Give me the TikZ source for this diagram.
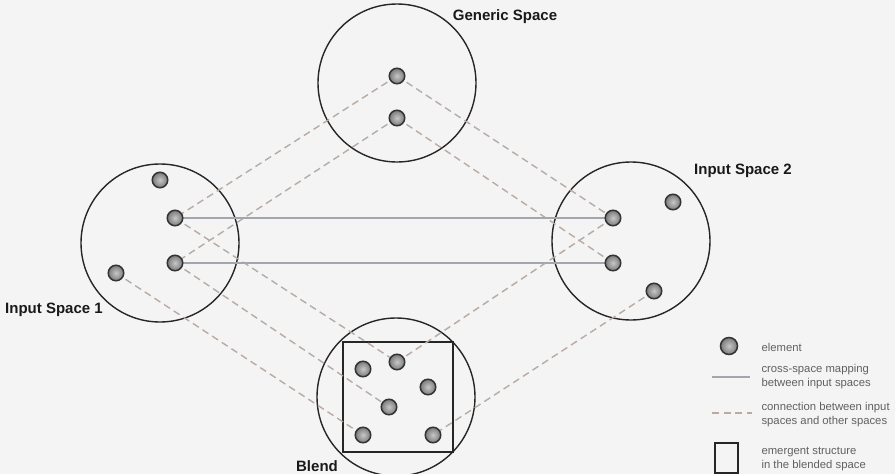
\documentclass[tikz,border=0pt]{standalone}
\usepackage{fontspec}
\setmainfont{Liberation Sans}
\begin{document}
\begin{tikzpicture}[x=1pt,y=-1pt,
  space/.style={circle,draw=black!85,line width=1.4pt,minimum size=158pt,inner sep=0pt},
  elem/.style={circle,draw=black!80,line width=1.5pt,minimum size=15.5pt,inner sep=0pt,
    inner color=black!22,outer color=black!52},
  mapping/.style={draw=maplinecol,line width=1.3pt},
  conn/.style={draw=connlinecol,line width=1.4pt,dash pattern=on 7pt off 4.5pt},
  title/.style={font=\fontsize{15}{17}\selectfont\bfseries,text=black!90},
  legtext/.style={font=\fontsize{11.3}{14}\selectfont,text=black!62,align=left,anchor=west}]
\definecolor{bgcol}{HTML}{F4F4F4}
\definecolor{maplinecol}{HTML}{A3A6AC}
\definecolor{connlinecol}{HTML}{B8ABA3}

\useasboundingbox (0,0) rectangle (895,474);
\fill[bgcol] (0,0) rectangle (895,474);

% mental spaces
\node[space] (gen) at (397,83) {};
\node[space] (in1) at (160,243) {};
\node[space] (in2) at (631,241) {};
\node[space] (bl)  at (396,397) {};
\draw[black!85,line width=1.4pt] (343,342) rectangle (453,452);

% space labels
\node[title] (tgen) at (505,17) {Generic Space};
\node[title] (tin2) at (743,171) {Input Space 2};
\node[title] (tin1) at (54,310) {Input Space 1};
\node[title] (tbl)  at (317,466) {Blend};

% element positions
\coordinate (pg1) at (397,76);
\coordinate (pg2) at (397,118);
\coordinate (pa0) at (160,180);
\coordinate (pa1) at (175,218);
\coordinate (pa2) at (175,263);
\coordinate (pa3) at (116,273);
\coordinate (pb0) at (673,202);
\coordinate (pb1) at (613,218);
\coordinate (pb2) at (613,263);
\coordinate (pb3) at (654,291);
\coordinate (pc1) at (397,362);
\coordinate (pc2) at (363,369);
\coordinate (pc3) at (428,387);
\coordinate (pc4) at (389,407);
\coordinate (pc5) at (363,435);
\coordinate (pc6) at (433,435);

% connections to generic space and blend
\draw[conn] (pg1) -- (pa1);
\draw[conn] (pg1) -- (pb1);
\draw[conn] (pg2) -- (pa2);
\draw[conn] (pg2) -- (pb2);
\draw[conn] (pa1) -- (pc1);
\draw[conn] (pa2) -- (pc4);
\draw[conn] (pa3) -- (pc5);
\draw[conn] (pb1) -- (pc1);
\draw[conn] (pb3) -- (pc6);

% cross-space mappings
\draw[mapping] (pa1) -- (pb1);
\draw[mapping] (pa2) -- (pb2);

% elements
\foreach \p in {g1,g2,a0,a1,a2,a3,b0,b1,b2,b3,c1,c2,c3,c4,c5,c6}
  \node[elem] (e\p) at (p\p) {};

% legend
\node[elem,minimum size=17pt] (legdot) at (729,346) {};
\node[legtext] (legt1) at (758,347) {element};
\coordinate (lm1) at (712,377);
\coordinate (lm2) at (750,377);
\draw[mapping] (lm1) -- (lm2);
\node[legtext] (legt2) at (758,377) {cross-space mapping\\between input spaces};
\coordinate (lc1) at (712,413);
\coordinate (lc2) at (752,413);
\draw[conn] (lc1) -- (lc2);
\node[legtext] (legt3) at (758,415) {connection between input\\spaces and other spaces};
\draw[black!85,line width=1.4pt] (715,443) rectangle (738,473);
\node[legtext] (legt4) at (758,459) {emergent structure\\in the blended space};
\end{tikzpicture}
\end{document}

* * * * *

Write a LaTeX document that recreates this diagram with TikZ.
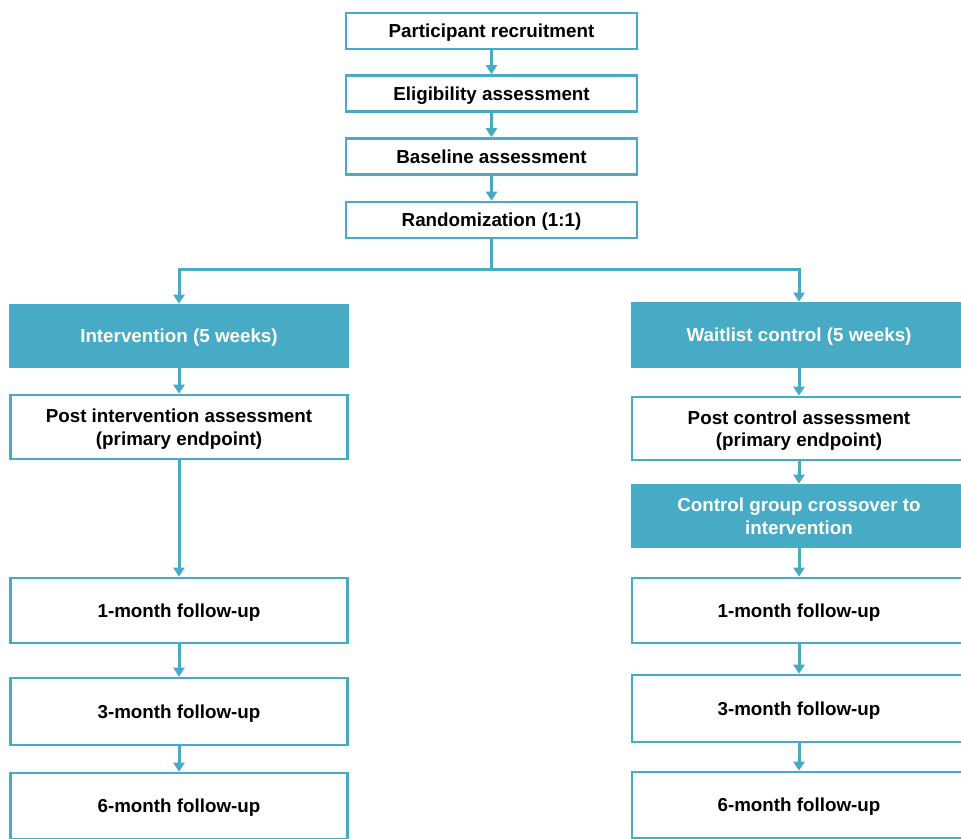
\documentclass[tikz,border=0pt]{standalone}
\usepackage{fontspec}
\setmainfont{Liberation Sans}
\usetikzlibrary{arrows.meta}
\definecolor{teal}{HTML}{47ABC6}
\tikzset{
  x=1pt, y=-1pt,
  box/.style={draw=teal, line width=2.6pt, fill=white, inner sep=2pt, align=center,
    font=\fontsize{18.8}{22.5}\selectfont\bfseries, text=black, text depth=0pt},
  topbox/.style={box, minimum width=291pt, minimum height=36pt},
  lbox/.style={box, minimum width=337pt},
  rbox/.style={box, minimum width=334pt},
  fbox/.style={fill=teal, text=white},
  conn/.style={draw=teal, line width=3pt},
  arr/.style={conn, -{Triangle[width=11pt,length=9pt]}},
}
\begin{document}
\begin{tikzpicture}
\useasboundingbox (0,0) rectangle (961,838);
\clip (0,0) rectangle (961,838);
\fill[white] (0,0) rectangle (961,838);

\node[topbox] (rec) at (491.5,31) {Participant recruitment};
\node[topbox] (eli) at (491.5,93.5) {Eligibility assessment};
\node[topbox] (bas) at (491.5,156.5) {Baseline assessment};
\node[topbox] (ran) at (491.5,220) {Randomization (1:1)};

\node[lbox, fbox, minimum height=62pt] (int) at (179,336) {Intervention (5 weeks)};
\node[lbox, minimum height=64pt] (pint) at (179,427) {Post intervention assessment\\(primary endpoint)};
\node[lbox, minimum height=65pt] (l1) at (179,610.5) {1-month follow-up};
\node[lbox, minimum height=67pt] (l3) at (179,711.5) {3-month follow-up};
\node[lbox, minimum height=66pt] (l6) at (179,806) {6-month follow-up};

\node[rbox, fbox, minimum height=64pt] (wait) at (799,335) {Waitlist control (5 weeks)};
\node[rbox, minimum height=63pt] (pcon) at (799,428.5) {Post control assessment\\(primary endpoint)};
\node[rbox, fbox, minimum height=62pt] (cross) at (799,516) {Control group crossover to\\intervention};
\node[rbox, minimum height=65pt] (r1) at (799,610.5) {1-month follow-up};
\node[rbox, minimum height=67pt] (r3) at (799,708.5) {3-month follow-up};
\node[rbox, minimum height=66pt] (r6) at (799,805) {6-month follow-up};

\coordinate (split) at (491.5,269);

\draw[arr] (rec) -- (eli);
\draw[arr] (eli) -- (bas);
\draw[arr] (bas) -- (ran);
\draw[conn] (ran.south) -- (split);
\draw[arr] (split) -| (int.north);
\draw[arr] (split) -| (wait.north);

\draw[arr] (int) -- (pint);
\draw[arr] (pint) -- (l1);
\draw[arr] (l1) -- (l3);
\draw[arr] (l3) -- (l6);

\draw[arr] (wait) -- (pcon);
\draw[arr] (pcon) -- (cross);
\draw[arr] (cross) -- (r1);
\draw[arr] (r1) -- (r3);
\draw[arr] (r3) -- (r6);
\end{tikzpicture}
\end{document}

* * * * *

*SET EXERCISE*.
Using the material above, copy every line in which the string "diagram" occurs.

*COMPLETE RESPONSE*.
Give me the TikZ source for this diagram.
Write a LaTeX document that recreates this diagram with TikZ.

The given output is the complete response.